Friday, July 24, 2015


Content Providers

The Dewey Decimal system categorizes books on philosophy and psychology in the same section—the 100s—as if psychology were somehow a basic or fundamental subject in the same way the philosophy is or was once thought to be. I know it’s eccentric of me to find this anomalous. I used to think that the Dewey classification simply reflected the notions prevalent at the end of the 19th Century when there were grown men who insisted that physics, properly understood, was a bookkeeping system for sense data. Alas, as I’m reminded from time to time, people still think there is something particularly important or central about psychology or even neurology, which is bidding to become the phrenology of the millennials. Heck, I know college-educated men and women who believe that remembering and thinking are basically something that individuals do, a notion which strikes me as as odd as claiming that radios know how to play the guitar. Obviously memories and ideas cycle through the receivers and the character of the equipment surely alter them, but civilization, aka Objective Spirit is doing the broadcasting. Of course, it is true that a tiny number of individuals actually have a role in originating thought, but then a short but critical part of everybody’s life cycle is spent in the one-cell phase and we don’t confuse ourselves with amoebas. Statistically speaking, the subject of thinking is plural.

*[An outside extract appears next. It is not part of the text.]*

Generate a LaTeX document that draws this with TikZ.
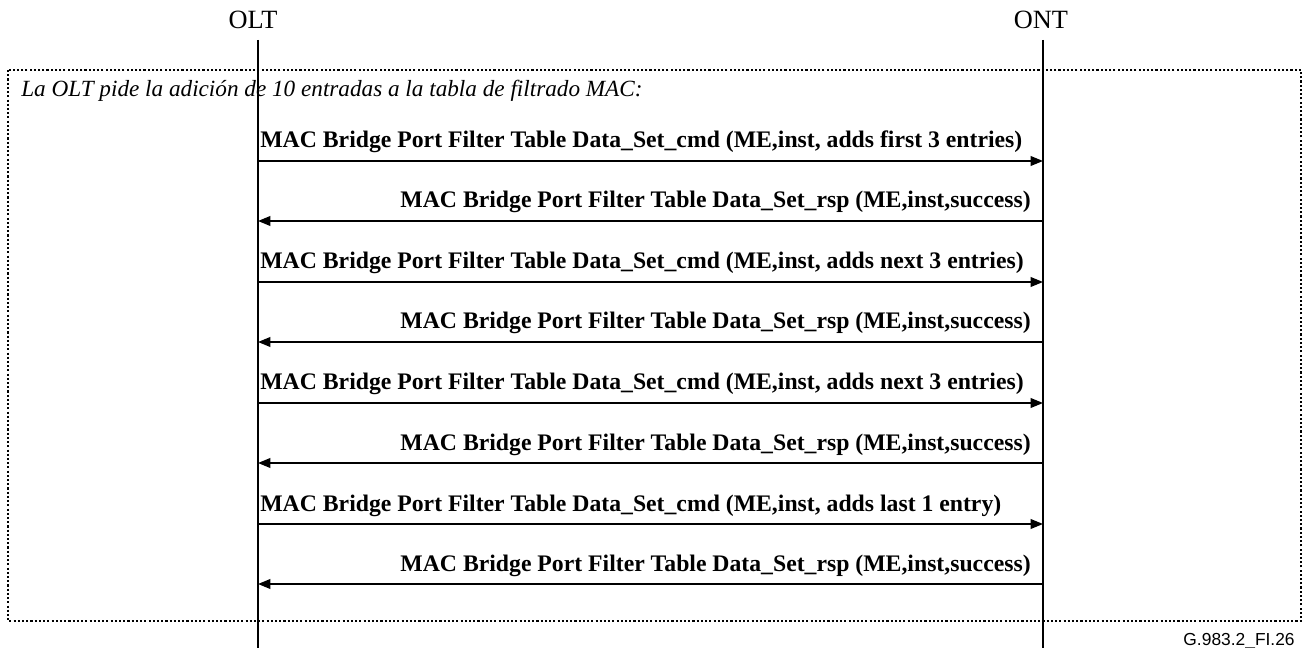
\documentclass[tikz,border=0pt]{standalone}
\usepackage{fontspec}
\setmainfont{Liberation Serif}
\newfontfamily\figfont{Liberation Sans}
\usetikzlibrary{arrows.meta}
\tikzset{
  lifeline/.style={line width=1.1pt},
  msgarrow/.style={line width=0.85pt, -{Triangle[length=7pt,width=5.5pt]}},
  cmdtext/.style={font=\fontsize{13.5}{15}\selectfont\bfseries, inner sep=0pt, anchor=base west},
  rsptext/.style={font=\fontsize{13.5}{15}\selectfont\bfseries, inner sep=0pt, anchor=base east},
}
\begin{document}
\begin{tikzpicture}[x=0.02cm, y=-0.02cm]
    \useasboundingbox (0,0) rectangle (1305,648);

    % recuadro punteado
    \draw[line width=0.8pt, dash pattern=on 1.2pt off 1.2pt] (8,70) rectangle (1301,621);
    \node[font=\itshape\fontsize{13.2}{15}\selectfont, anchor=base west, inner sep=0pt] (nota) at (21,97)
        {La OLT pide la adición de 10 entradas a la tabla de filtrado MAC:};

    % entidades y lineas de vida
    \node[font=\fontsize{15}{17}\selectfont] (olt) at (253,20) {OLT};
    \node[font=\fontsize{15}{17}\selectfont] (ont) at (1041,20) {ONT};
    \coordinate (olttop) at (258,40);
    \coordinate (oltbot) at (258,648);
    \coordinate (onttop) at (1043,40);
    \coordinate (ontbot) at (1043,648);
    \draw[lifeline] (olttop) -- (oltbot);
    \draw[lifeline] (onttop) -- (ontbot);

    % puntos de los mensajes
    \coordinate (a1) at (258,161);  \coordinate (b1) at (1043,161);
    \coordinate (a2) at (258,221);  \coordinate (b2) at (1043,221);
    \coordinate (a3) at (258,282);  \coordinate (b3) at (1043,282);
    \coordinate (a4) at (258,342);  \coordinate (b4) at (1043,342);
    \coordinate (a5) at (258,403);  \coordinate (b5) at (1043,403);
    \coordinate (a6) at (258,463);  \coordinate (b6) at (1043,463);
    \coordinate (a7) at (258,524);  \coordinate (b7) at (1043,524);
    \coordinate (a8) at (258,584);  \coordinate (b8) at (1043,584);

    % mensajes OLT -> ONT
    \draw[msgarrow] (a1) -- (b1);
    \node[cmdtext] (m1) at (260,148) {MAC Bridge Port Filter Table Data\_Set\_cmd (ME,inst, adds first 3 entries)};
    \draw[msgarrow] (a3) -- (b3);
    \node[cmdtext] (m3) at (260,269) {MAC Bridge Port Filter Table Data\_Set\_cmd (ME,inst, adds next 3 entries)};
    \draw[msgarrow] (a5) -- (b5);
    \node[cmdtext] (m5) at (260,390) {MAC Bridge Port Filter Table Data\_Set\_cmd (ME,inst, adds next 3 entries)};
    \draw[msgarrow] (a7) -- (b7);
    \node[cmdtext] (m7) at (260,511) {MAC Bridge Port Filter Table Data\_Set\_cmd (ME,inst, adds last 1 entry)};

    % respuestas ONT -> OLT
    \draw[msgarrow] (b2) -- (a2);
    \node[rsptext] (m2) at (1031,208) {MAC Bridge Port Filter Table Data\_Set\_rsp (ME,inst,success)};
    \draw[msgarrow] (b4) -- (a4);
    \node[rsptext] (m4) at (1031,329) {MAC Bridge Port Filter Table Data\_Set\_rsp (ME,inst,success)};
    \draw[msgarrow] (b6) -- (a6);
    \node[rsptext] (m6) at (1031,450) {MAC Bridge Port Filter Table Data\_Set\_rsp (ME,inst,success)};
    \draw[msgarrow] (b8) -- (a8);
    \node[rsptext] (m8) at (1031,571) {MAC Bridge Port Filter Table Data\_Set\_rsp (ME,inst,success)};

    % referencia
    \node[font=\figfont\fontsize{9.9}{11}\selectfont, anchor=base east, inner sep=0pt] (ref) at (1295,645) {G.983.2\_FI.26};
\end{tikzpicture}
\end{document}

If I’m so big on the social nature of human existence, why not suggest putting sociology in the same section with philosophy? From my point of view, that would also be a mistake, because philosophy differs from the sciences not in content—you can philosophize about absolutely anything—but in what it does. Philosophy is the politics of thought and not the natural partner of any special science. Even so, sociology would be a better candidate for queen of the sciences and spouse of philosophy than poor, benighted psychology. Or you could go with the practice of knowing that is actually the most comprehensive of them all, philology. We’re just now coming around to the recognition of how much the modern understanding of the world owes to the bookworms and their cybernetic successors—the Theory of Evolution played a minor role in the demolition of traditional religiosity compared to the Higher Criticism—and a persuasive case has been made that philology gave birth to the humanities and social sciences in their current form.